WHAT YOU HAVE TO DO.
Leave out the pictures, and write out exactly the lines from the beginning of the material to the line holding "ax.grid(True)", that line included, and nothing else.

•••

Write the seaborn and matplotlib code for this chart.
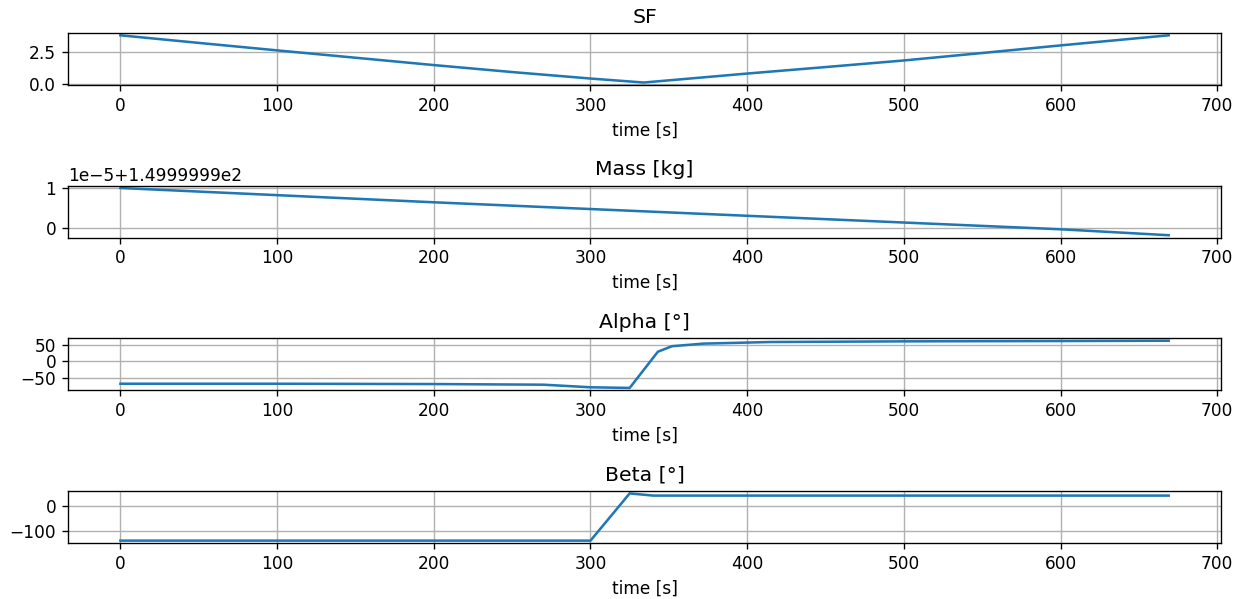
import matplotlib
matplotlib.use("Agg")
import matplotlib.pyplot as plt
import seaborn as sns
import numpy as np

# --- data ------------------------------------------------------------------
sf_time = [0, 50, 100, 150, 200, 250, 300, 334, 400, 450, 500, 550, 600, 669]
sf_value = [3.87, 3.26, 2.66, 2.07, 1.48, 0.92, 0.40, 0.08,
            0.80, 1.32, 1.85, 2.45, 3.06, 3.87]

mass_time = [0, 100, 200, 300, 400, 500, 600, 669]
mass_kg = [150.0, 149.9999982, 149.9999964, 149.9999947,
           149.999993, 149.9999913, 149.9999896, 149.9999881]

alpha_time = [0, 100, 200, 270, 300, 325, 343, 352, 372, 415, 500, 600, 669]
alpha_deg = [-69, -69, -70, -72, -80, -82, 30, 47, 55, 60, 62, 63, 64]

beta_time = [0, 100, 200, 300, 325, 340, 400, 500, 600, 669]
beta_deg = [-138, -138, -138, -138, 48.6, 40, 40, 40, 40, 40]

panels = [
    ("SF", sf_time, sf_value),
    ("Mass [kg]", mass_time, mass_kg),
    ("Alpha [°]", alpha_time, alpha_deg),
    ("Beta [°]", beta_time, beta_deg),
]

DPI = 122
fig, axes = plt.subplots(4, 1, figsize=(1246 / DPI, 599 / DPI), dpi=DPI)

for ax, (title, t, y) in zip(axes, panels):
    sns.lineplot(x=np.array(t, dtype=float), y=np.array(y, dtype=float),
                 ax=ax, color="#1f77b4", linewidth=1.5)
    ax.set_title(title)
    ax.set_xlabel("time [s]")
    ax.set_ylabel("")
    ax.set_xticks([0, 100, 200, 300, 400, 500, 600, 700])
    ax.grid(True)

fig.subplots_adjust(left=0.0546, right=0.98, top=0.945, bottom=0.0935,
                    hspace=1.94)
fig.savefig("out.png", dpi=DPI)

•••

TASK RESPONSE.
Write the seaborn and matplotlib code for this chart.
import matplotlib
matplotlib.use("Agg")
import matplotlib.pyplot as plt
import seaborn as sns
import numpy as np

# --- data ------------------------------------------------------------------
sf_time = [0, 50, 100, 150, 200, 250, 300, 334, 400, 450, 500, 550, 600, 669]
sf_value = [3.87, 3.26, 2.66, 2.07, 1.48, 0.92, 0.40, 0.08,
            0.80, 1.32, 1.85, 2.45, 3.06, 3.87]

mass_time = [0, 100, 200, 300, 400, 500, 600, 669]
mass_kg = [150.0, 149.9999982, 149.9999964, 149.9999947,
           149.999993, 149.9999913, 149.9999896, 149.9999881]

alpha_time = [0, 100, 200, 270, 300, 325, 343, 352, 372, 415, 500, 600, 669]
alpha_deg = [-69, -69, -70, -72, -80, -82, 30, 47, 55, 60, 62, 63, 64]

beta_time = [0, 100, 200, 300, 325, 340, 400, 500, 600, 669]
beta_deg = [-138, -138, -138, -138, 48.6, 40, 40, 40, 40, 40]

panels = [
    ("SF", sf_time, sf_value),
    ("Mass [kg]", mass_time, mass_kg),
    ("Alpha [°]", alpha_time, alpha_deg),
    ("Beta [°]", beta_time, beta_deg),
]

DPI = 122
fig, axes = plt.subplots(4, 1, figsize=(1246 / DPI, 599 / DPI), dpi=DPI)

for ax, (title, t, y) in zip(axes, panels):
    sns.lineplot(x=np.array(t, dtype=float), y=np.array(y, dtype=float),
                 ax=ax, color="#1f77b4", linewidth=1.5)
    ax.set_title(title)
    ax.set_xlabel("time [s]")
    ax.set_ylabel("")
    ax.set_xticks([0, 100, 200, 300, 400, 500, 600, 700])
    ax.grid(True)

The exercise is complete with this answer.